The strength of the paper is their genetic approach that enabled the authors to characterize many different features of the two genetically targeted populations in the NI. These two neuronal populations are anatomically closely apposed and would have been indistinguishable without their genetic tools. Their analyses provide valuable information on the diverse anatomical, physiological and behavioral functions of the different NI subtypes. On the other hand, these pieces of evidence are only loosely linked with each other to reach a mechanistic understanding of how the NI works in a circuit. For example, the anatomical study revealed the connections from the NI to the IPN, while the optogenetic mapping experiments investigate the other way around, i.e. the connection from the IPN to the NI.

Reviewer #2 (Public Review):

Summary:

Spikol et al performed a technical tour de force by combining numerous novel tools and approaches to investigate for the first time the connectivity and motor functions of nucleus incertus subset of neurons genetically defined by the expression of specific markers in the larval zebrafish brain.

Strengths:

By using expression of the specific markers relaxin 3 and gsc2, the authors generated novel knock-in transgenic lines enabling them to investigate the connectivity, recruitment and roles of these neurons in locomotion. Their work should enable numerous subsequent studies in zebrafish & inspire new paths of investigations in other animal models.

Weaknesses:

More precision is required for the anatomical data and further analysis is needed to describe the recruitment and role in spontaneous exploration of the rln3- and gsc2- expressing neurons.
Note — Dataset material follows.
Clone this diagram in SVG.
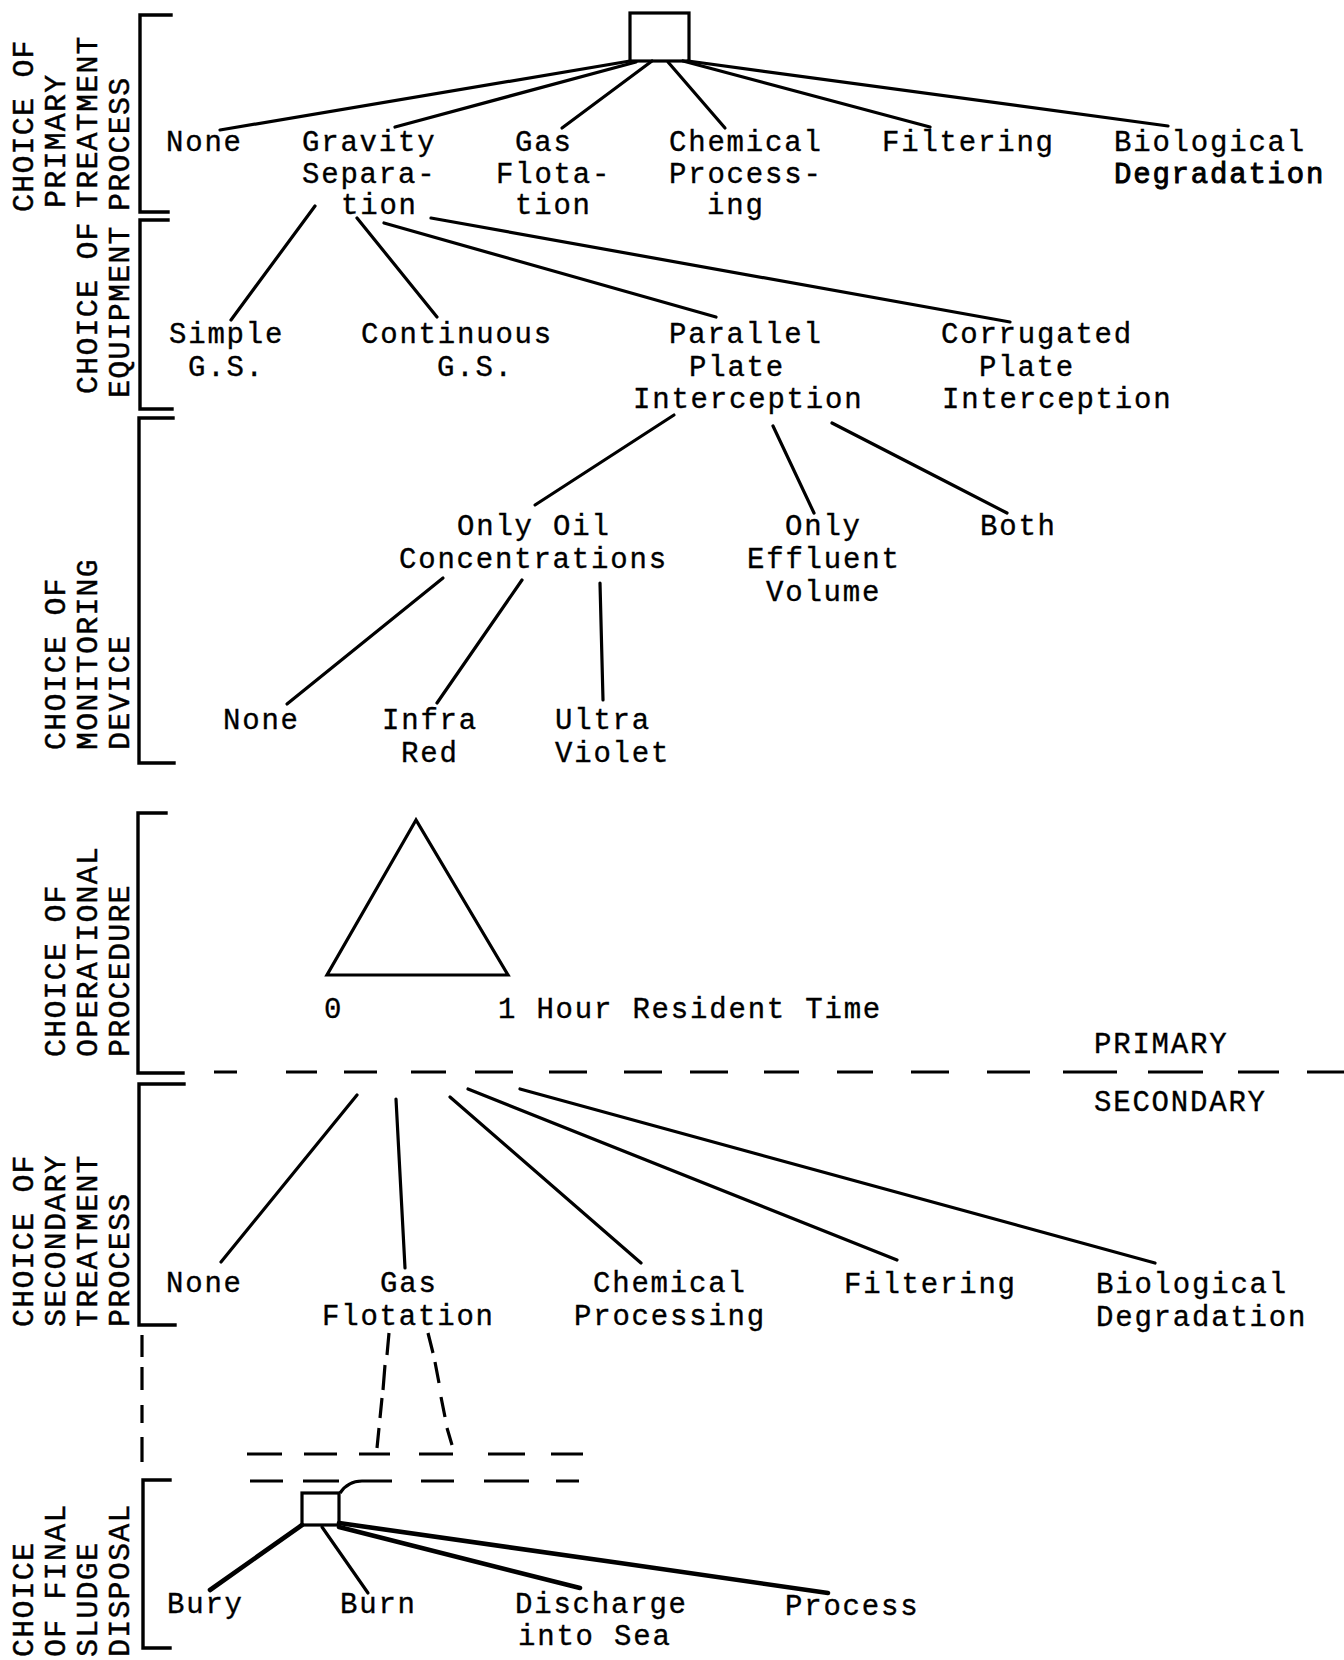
<svg xmlns="http://www.w3.org/2000/svg" width="1344" height="1660" viewBox="0 0 1344 1660">
  <style>
    .bg { fill: #ffffff; }
    .t { font-family: "Liberation Mono", "DejaVu Sans Mono", monospace; font-size: 29px; letter-spacing: 1.8px; fill: #000; stroke: #000; stroke-width: 0.35px; }
    .heavy { stroke-width: 0.9px; }
    .side { font-family: "Liberation Mono", "DejaVu Sans Mono", monospace; font-size: 30px; letter-spacing: 1.2px; fill: #000; stroke: #000; stroke-width: 0.45px; }
    .ln { stroke: #000; stroke-width: 3.2; fill: none; stroke-linecap: round; stroke-linejoin: round; }
    .thick { stroke-width: 4.6; }
    .box { stroke: #000; stroke-width: 3.2; fill: none; }
    .br { stroke: #000; stroke-width: 3.4; fill: none; stroke-linecap: square; }
    .dash { stroke: #000; stroke-width: 3.2; fill: none; stroke-linecap: butt; }
  </style>

  <rect class="bg" x="0" y="0" width="1344" height="1660"/>

  <!-- stage brackets with their rotated titles -->
  <g id="stage-primary">
    <path class="br" d="M171 15 H140 V212 H168"/>
    <text class="side" transform="translate(33,212) rotate(-90)">CHOICE OF</text>
    <text class="side" transform="translate(65,208) rotate(-90)">PRIMARY</text>
    <text class="side" transform="translate(97,208) rotate(-90)">TREATMENT</text>
    <text class="side" transform="translate(129,211) rotate(-90)">PROCESS</text>
  </g>
  <g id="stage-equipment">
    <path class="br" d="M168 220 H140 V409 H172"/>
    <text class="side" transform="translate(97,394) rotate(-90)">CHOICE OF</text>
    <text class="side" transform="translate(129,398) rotate(-90)">EQUIPMENT</text>
  </g>
  <g id="stage-monitoring">
    <path class="br" d="M173 418 H139 V763 H174"/>
    <text class="side" transform="translate(65,750) rotate(-90)">CHOICE OF</text>
    <text class="side" transform="translate(97,750) rotate(-90)">MONITORING</text>
    <text class="side" transform="translate(129,750) rotate(-90)">DEVICE</text>
  </g>
  <g id="stage-operational">
    <path class="br" d="M166 813 H138 V1073 H183"/>
    <text class="side" transform="translate(65,1057) rotate(-90)">CHOICE OF</text>
    <text class="side" transform="translate(97,1057) rotate(-90)">OPERATIONAL</text>
    <text class="side" transform="translate(129,1057) rotate(-90)">PROCEDURE</text>
  </g>
  <g id="stage-secondary">
    <path class="br" d="M184 1084 H139 V1325 H175"/>
    <text class="side" transform="translate(33,1327) rotate(-90)">CHOICE OF</text>
    <text class="side" transform="translate(65,1327) rotate(-90)">SECONDARY</text>
    <text class="side" transform="translate(97,1327) rotate(-90)">TREATMENT</text>
    <text class="side" transform="translate(129,1327) rotate(-90)">PROCESS</text>
  </g>
  <g id="stage-link">
    <path class="dash" d="M142 1335 V1357 M142 1367 V1390 M142 1405 V1423 M142 1437 V1462"/>
  </g>
  <g id="stage-disposal">
    <path class="br" d="M170 1480 H143 V1648 H170"/>
    <text class="side" transform="translate(33,1657) rotate(-90)">CHOICE</text>
    <text class="side" transform="translate(65,1657) rotate(-90)">OF FINAL</text>
    <text class="side" transform="translate(97,1657) rotate(-90)">SLUDGE</text>
    <text class="side" transform="translate(129,1657) rotate(-90)">DISPOSAL</text>
  </g>

  <!-- connectors -->
  <g id="connectors">
    <!-- primary treatment fan -->
    <path class="ln" d="M630 61 L220 130"/>
    <path class="ln" d="M636 62 L395 127"/>
    <path class="ln" d="M652 61 L562 128"/>
    <path class="ln" d="M668 62 L725 128"/>
    <path class="ln" d="M683 61 L930 127"/>
    <path class="ln" d="M688 61 L1168 126"/>
    <!-- equipment fan -->
    <path class="ln" d="M315 206 L231 320"/>
    <path class="ln" d="M357 218 L437 317"/>
    <path class="ln" d="M384 223 L716 317"/>
    <path class="ln" d="M431 218 L1010 322"/>
    <!-- monitoring fan -->
    <path class="ln" d="M674 415 L535 505"/>
    <path class="ln" d="M773 426 L814 513"/>
    <path class="ln" d="M832 423 L939 478 L1007 513"/>
    <!-- device fan -->
    <path class="ln" d="M443 578 L287 704"/>
    <path class="ln" d="M522 580 L437 703"/>
    <path class="ln" d="M600 583 L603 700"/>
    <!-- primary / secondary boundary -->
    <path class="dash" d="M214 1072 H237 M286 1072 H317 M344 1072 H377 M411 1072 H446 M475 1072 H513 M549 1072 H587 M624 1072 H662 M690 1072 H728 M764 1072 H799 M837 1072 H873 M911 1072 H949 M987 1072 H1030 M1063 1072 H1117 M1148 1072 H1203 M1238 1072 H1279 M1307 1072 H1344"/>
    <!-- secondary treatment fan -->
    <path class="ln" d="M357 1095 L221 1262"/>
    <path class="ln" d="M396 1099 L405 1268"/>
    <path class="ln" d="M450 1097 L641 1263"/>
    <path class="ln" d="M468 1089 L897 1260"/>
    <path class="ln" d="M520 1089 L1155 1263"/>
    <!-- dashed lead from gas flotation to sludge disposal -->
    <path class="dash" d="M389 1333 L387 1355 M385 1365 L383 1390 M382 1398 L380 1418 M379 1428 L377 1448"/>
    <path class="dash" d="M428 1333 L433 1353 M435 1362 L439 1383 M441 1397 L445 1417 M447 1428 L452 1445"/>
    <path class="dash" d="M247 1454 H282 M304 1454 H337 M359 1454 H390 M419 1454 H453 M488 1454 H525 M551 1454 H583"/>
    <path class="dash" d="M250 1481 H283 M303 1481 H339 M340 1493 Q348 1481 362 1481 H392 M421 1481 H454 M484 1481 H529 M556 1481 H579"/>
    <!-- sludge disposal fan -->
    <path class="ln thick" d="M302 1525 L210 1590"/>
    <path class="ln" d="M322 1527 L368 1593"/>
    <path class="ln thick" d="M339 1527 L580 1588"/>
    <path class="ln thick" d="M339 1523 L620 1563 L828 1593"/>
  </g>

  <!-- decision and chance nodes -->
  <g id="node-primary-decision">
    <rect class="box" x="630" y="13" width="59" height="48"/>
  </g>
  <g id="node-disposal-decision">
    <rect class="box" x="302" y="1493" width="37" height="32"/>
  </g>
  <g id="node-residence-time">
    <path class="box" d="M416 820 L327 975 L508 975 Z" stroke-width="3.6"/>
    <text class="t" x="324" y="1018">0</text>
    <text class="t" x="498" y="1018">1 Hour Resident Time</text>
  </g>

  <!-- primary treatment options -->
  <g id="opt-primary-none"><text class="t" x="166" y="151">None</text></g>
  <g id="opt-primary-gravity">
    <text class="t" x="302" y="151">Gravity</text>
    <text class="t" x="302" y="183">Separa-</text>
    <text class="t" x="341" y="214">tion</text>
  </g>
  <g id="opt-primary-gas">
    <text class="t" x="515" y="151">Gas</text>
    <text class="t" x="496" y="183">Flota-</text>
    <text class="t" x="515" y="214">tion</text>
  </g>
  <g id="opt-primary-chemical">
    <text class="t" x="669" y="151">Chemical</text>
    <text class="t" x="669" y="183">Process-</text>
    <text class="t" x="707" y="214">ing</text>
  </g>
  <g id="opt-primary-filtering"><text class="t" x="882" y="151">Filtering</text></g>
  <g id="opt-primary-biological">
    <text class="t" x="1114" y="151">Biological</text>
    <text class="t heavy" x="1114" y="183">Degradation</text>
  </g>

  <!-- equipment options -->
  <g id="opt-simple">
    <text class="t" x="169" y="343">Simple</text>
    <text class="t" x="188" y="376">G.S.</text>
  </g>
  <g id="opt-continuous">
    <text class="t" x="361" y="343">Continuous</text>
    <text class="t" x="437" y="376">G.S.</text>
  </g>
  <g id="opt-parallel">
    <text class="t" x="669" y="343">Parallel</text>
    <text class="t" x="689" y="376">Plate</text>
    <text class="t" x="633" y="408">Interception</text>
  </g>
  <g id="opt-corrugated">
    <text class="t" x="941" y="343">Corrugated</text>
    <text class="t" x="979" y="376">Plate</text>
    <text class="t" x="942" y="408">Interception</text>
  </g>

  <!-- monitoring options -->
  <g id="opt-oil">
    <text class="t" x="457" y="535">Only Oil</text>
    <text class="t" x="399" y="568">Concentrations</text>
  </g>
  <g id="opt-effluent">
    <text class="t" x="785" y="535">Only</text>
    <text class="t" x="747" y="568">Effluent</text>
    <text class="t" x="766" y="601">Volume</text>
  </g>
  <g id="opt-both"><text class="t" x="980" y="535">Both</text></g>

  <!-- device options -->
  <g id="opt-device-none"><text class="t" x="223" y="729">None</text></g>
  <g id="opt-infrared">
    <text class="t" x="382" y="729">Infra</text>
    <text class="t" x="401" y="762">Red</text>
  </g>
  <g id="opt-ultraviolet">
    <text class="t" x="555" y="729">Ultra</text>
    <text class="t" x="555" y="762">Violet</text>
  </g>

  <!-- boundary labels -->
  <g id="label-primary"><text class="t" x="1094" y="1053">PRIMARY</text></g>
  <g id="label-secondary"><text class="t" x="1094" y="1111">SECONDARY</text></g>

  <!-- secondary treatment options -->
  <g id="opt-secondary-none"><text class="t" x="166" y="1292">None</text></g>
  <g id="opt-secondary-gas">
    <text class="t" x="380" y="1292">Gas</text>
    <text class="t" x="322" y="1325">Flotation</text>
  </g>
  <g id="opt-secondary-chemical">
    <text class="t" x="593" y="1292">Chemical</text>
    <text class="t" x="574" y="1325">Processing</text>
  </g>
  <g id="opt-secondary-filtering"><text class="t" x="844" y="1293">Filtering</text></g>
  <g id="opt-secondary-biological">
    <text class="t" x="1096" y="1293">Biological</text>
    <text class="t" x="1096" y="1326">Degradation</text>
  </g>

  <!-- sludge disposal options -->
  <g id="opt-bury"><text class="t" x="167" y="1613">Bury</text></g>
  <g id="opt-burn"><text class="t" x="340" y="1613">Burn</text></g>
  <g id="opt-discharge">
    <text class="t" x="515" y="1613">Discharge</text>
    <text class="t" x="518" y="1645">into Sea</text>
  </g>
  <g id="opt-process"><text class="t" x="785" y="1615">Process</text></g>
</svg>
Reviewer #3 (Public Review):

This study uses a range of methods to characterize heterogeneous neural populations within the nucleus incertus (NI). The authors focus on two major populations, expressing gsc2 and rln3a, and present solid evidence that these cells have different patterns of efferent and afferent connectivity, calcium activity and function in control of behavior. Although the study does not go as far as clarifying the role of NI in any specific neural computation or aspect of behavioral control, the findings will be valuable in support of future endeavors to do so. In particular, the authors have made two beautiful knock-in lines that recapitulate endogenous expression pattern of gsc2 and rln3a which will be a powerful tool to study the roles of the relevant NI cells. Experiments are well done and data are high quality and most claims are well supported. However, there are a few issues, detailed below, where I believe additional analysis could strengthen the paper.

• The data very clearly show different patterns of neurites for gsc2 and rln3a neurons in the IPN and the authors interpret these are being axonal arbors. However, can they rule out that some arbors might be dendritic in nature? Notably, they cite the recent Portugues lab study that confirmed that, as in other species, tegmental neurons in zebrafish extend spatially segregated axonal and dendritic arbors into IPN, and the authors speculate that these GABAergic cells might in fact be part of NI.

Author Response

We thank the reviewers for their rigorous and insightful comments, as well as their positive feedback on the manuscript. We agree with reviewer #1 that substantial additional work is needed for a complete mechanistic understanding of how NI circuitry works and we expect that the transgenic tools we generated will be valuable for such experiments. It is noteworthy that specific driver lines do not currently exist for IPN neurons, which limited our ability to perform optogenetic experiments activating the IPN to NI pathway. Reviewer 2 asks for additional clarification and analysis on various experiments, which we intend to address in a revised manuscript. We concur with reviewer #3 that, with the existing data, it is not possible to conclude with certainty that the IPN projections from gsc2 and rln3 NI neurons are solely axonal in nature. Additional experiments with axon- and dendrite- specific markers will be used to resolve this point in future work.